You seemed like you needed help REAL bad as soon as we started talking. You were the only individual “T.I.” I ever ‘referred’ to her; because it is difficult for people to trust to begin with and one has to be pretty open-minded to believe an Apache shaman could possibly be of help…But to me she was a God-Send and I wanted to share that with you. And as soon as I told you about my experience, YOU asked if she would help you.
Jannie helps A LOT of people who are targeted FOR FREE. Many people don’t even know she is helping them. Being “ambi-terrestrial” she operates behind the scenes most of the time. Obviously she CAN”T help everybody for free all of the time and that’s NOT HER FAULT. NO, She is NOT getting rich off of anybody; she can literally fit everything she owns into a couple of paper bags. But she’s not much help to anybody when she’s trying to live homeless, which she was for several months not long ago.
It’s because I liked you so much Ron, that my family even pitched-in to help pay for her to try to help you, even though they barely have a pot to pee in these days. I didn’t crow about it; I mentioned it only once because I wanted you to know that that is how much we believed in her ability to HELP you to get free. “HELP” being the operative word here…You may not be employed right now, but you are a lot financially better off than my family is; and STILL you have the nerve to publicly accuse me of ripping you off???....WTF??? You have GOT to be kidding me!
If you didn’t want to work with her you didn’t have to; nobody put a gun to your head. You are a forty-five year old adult man; you make your own choices. Nobody FORCED you to do A DAMN THING. But if the problem was that you thought that money was going to buy you CONTROL OVER anybody else, then that was YOUR mistake.
You told me repeatedly at the beginning that things were getting a lot better; that you didn’t know HOW she was doing it but that she was “breaking it,” that your neighbors had begun putting their homes up for sale, and that it would therefore be SAFE for me to go visit or stay with you.
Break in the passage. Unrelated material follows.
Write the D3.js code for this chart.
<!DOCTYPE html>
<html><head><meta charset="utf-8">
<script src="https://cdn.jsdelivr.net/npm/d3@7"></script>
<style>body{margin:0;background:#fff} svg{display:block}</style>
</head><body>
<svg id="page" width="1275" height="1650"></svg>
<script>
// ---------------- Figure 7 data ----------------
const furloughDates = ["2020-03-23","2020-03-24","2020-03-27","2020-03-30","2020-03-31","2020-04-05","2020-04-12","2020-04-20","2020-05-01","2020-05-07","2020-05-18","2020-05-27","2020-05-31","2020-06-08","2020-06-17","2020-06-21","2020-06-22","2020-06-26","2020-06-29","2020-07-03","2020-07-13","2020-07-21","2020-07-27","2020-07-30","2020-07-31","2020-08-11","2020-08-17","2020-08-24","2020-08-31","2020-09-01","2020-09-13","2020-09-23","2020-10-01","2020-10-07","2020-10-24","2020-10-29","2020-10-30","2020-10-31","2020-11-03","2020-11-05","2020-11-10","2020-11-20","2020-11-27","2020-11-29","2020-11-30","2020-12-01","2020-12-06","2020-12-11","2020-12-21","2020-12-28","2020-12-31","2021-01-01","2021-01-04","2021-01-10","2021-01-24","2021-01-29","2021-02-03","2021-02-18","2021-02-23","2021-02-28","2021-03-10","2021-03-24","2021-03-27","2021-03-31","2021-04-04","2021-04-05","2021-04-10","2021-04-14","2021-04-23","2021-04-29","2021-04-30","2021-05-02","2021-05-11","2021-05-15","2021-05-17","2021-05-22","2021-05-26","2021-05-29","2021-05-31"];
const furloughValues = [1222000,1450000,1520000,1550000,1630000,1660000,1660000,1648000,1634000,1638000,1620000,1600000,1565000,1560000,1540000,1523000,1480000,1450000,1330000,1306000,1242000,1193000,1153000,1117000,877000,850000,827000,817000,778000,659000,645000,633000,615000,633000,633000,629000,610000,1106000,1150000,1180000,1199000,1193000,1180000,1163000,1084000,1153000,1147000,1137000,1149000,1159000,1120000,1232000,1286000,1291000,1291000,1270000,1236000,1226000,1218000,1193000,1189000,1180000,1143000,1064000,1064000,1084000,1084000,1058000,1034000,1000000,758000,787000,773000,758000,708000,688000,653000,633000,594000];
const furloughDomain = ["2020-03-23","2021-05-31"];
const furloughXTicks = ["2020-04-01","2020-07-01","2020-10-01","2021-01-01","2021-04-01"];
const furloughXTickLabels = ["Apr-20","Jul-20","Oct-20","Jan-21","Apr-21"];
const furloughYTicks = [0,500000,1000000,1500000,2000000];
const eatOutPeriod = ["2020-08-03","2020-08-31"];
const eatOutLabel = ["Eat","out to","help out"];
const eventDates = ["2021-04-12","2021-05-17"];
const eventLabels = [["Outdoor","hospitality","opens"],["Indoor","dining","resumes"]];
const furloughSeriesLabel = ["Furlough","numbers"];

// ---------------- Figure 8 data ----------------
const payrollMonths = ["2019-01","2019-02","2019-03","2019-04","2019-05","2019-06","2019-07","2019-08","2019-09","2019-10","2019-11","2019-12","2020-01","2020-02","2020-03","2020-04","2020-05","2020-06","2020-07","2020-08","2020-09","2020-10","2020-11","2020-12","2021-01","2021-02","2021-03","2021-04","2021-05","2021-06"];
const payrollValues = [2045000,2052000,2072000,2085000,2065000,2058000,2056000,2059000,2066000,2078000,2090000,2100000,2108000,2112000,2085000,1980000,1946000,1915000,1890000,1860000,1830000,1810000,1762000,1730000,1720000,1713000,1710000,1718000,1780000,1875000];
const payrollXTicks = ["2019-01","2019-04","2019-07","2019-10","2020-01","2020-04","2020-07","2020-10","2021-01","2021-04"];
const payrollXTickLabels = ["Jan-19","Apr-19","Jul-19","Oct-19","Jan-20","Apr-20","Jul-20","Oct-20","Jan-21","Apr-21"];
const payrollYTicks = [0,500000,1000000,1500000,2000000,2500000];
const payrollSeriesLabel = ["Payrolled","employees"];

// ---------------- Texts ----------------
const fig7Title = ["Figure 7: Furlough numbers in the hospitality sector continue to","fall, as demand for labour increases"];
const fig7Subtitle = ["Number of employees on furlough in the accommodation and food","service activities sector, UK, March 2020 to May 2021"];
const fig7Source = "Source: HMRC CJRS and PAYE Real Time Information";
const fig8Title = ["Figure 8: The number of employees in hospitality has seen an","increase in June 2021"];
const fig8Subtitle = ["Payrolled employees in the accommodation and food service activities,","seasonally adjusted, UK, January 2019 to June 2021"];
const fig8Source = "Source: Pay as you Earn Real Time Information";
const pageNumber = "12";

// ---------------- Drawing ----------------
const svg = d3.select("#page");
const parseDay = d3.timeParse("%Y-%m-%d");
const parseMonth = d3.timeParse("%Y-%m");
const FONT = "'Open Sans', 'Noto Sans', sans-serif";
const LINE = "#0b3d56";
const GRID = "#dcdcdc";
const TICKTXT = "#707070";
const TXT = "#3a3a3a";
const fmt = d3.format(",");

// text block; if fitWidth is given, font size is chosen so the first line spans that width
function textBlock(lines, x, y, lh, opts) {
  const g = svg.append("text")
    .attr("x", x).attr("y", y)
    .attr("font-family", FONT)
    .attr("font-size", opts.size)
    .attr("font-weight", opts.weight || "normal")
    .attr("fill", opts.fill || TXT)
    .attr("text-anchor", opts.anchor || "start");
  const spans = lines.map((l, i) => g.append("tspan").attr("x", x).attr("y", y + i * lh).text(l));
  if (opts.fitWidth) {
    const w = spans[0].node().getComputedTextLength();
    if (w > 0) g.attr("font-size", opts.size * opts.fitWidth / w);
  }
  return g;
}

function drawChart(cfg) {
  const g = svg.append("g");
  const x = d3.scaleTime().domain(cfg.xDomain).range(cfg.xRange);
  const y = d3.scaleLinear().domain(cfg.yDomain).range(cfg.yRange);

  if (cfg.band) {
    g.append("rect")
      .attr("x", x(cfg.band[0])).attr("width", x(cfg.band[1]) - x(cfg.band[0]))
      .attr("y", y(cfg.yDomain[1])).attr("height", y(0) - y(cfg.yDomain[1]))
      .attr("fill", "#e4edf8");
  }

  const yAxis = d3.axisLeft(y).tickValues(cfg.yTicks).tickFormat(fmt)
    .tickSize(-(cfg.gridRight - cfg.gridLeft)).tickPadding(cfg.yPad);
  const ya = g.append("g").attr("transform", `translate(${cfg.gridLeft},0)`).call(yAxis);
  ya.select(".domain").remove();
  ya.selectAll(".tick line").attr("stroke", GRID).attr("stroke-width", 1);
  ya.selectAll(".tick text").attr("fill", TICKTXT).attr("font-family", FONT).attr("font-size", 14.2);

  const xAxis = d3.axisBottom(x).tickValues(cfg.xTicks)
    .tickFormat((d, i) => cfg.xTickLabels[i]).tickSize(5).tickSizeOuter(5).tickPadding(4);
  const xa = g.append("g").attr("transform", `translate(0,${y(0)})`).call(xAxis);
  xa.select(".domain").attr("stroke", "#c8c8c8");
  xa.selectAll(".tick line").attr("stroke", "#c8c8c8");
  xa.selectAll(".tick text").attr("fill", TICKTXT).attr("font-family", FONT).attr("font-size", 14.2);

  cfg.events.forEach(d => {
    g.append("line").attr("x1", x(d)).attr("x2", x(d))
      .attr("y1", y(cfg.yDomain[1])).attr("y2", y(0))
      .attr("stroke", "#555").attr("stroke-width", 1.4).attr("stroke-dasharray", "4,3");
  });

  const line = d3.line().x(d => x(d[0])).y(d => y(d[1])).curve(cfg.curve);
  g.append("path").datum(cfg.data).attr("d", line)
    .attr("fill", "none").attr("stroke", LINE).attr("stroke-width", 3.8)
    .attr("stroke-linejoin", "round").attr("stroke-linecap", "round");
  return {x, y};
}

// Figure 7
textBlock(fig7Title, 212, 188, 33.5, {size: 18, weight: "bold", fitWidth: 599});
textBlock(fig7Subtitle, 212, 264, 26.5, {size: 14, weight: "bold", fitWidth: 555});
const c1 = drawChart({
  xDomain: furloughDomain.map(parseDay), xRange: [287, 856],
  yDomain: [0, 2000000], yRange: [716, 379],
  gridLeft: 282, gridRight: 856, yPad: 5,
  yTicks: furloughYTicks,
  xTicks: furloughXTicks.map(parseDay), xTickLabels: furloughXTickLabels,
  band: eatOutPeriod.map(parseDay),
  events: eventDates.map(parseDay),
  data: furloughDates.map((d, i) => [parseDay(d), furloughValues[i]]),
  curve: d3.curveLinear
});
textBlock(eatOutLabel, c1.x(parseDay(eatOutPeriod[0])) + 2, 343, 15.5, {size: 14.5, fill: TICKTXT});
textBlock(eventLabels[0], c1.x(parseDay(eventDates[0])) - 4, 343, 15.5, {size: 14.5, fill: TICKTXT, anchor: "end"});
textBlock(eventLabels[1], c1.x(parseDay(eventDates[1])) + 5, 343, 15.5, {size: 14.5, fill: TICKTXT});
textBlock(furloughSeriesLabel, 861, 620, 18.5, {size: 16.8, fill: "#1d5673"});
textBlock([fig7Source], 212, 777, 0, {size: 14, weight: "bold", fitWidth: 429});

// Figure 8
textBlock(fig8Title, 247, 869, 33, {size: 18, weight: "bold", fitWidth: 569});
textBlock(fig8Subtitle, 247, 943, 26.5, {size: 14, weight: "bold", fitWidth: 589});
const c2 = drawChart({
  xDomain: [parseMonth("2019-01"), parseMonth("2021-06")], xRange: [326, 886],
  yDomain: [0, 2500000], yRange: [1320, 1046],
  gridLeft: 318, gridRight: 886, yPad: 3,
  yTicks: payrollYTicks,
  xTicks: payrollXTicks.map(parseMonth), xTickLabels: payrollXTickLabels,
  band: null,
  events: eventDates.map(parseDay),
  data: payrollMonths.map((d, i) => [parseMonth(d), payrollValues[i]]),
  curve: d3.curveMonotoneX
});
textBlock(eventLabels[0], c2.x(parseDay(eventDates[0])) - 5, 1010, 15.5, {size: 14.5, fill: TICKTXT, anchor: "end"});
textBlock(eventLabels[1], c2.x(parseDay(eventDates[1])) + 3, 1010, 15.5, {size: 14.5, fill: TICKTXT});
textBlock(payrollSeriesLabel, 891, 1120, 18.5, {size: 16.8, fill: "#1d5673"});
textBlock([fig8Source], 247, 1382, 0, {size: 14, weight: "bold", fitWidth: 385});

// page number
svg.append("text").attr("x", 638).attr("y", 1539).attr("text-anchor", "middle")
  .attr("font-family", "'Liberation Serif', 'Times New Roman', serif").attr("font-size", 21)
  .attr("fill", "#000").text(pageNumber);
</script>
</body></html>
It wasn’t until she confronted you about your dishonesty in your relationship with me—and a lot of other (mostly) women-- that you decided she wasn’t helping, didn't know what she was doing, was ripping you off, etc., etc., etc., and that everything was as bad and torturous as ever….
Nobody ever told you Ron, that she could FIX IT ALL FOR YOU while you sit around and play sexual parlor-games with your WEBCAM “friends” a good part of the day every day of the week…. If that’s the way you decide to live, then that obviously doesn’t leave much room for a real life, like having a girlfriend or a job…. In order for something to change—something has to change.
I gave you the benefit of the doubt for as long as I could…(you're carrying on like this while telling me that you loved me, and admonishing me not to even speak to my ex-boyfriend???) I tried to believe I was mistaken, was imagining things, exaggerating, etc., etc. And Jannie DIDN'T WANT TO HAVE TO TELL ME what you're habits were. She waited for you to stop which you didn't....Then she waited for me to figure it out for myself and ask her, which I finally did.... Then I waited and waited and WAITED for you to GET HONEST about it. And that’s all I wanted was for you to be HONEST…but you couldn't or wouldn't do that either.
YOU KNOW YOU HAVE A MAJOR PROBLEM. Call it a sexual addiction or need for attention/distraction--whatever --it is a sickness you get false ego-value from (at other peoples' expense) and only YOU can do anything about it. "Jannie" told you from the beginning she would not over-ride your free will....
Ironically, you reel people in with TRUTH. It’s when you make it personal -- there is NO more truth-- it’s just vicious psycho-sexual GAME PLAYING. You use your VICTIM STATUS and your 200-plus ‘followers’ as a weapon to manipulate, and bully other people. Anyone who figures it out and doesn’t want “play” anymore—on your terms—or God forbid, they get angry(!) about having been played, well, they become your NEW Enemy /Stalker/Torturer….
Most people won’t stand up to you about this because they are EMBARRASSED and they just go slink off silently…I’m NOT embarrassed. I’m angry that you don’t take any responsibility for anything ever. I’m pissed-off that you set me up—from the beginning—to be your new “bad guy.”
Just because you are a victim doesn’t mean you’re not a PREDATOR. That is the real reason you’re isolated and alone. In spite of all your proclamations of LOVE and all of your PRETTY WORDS, at the end of the day you really treat other people like shit.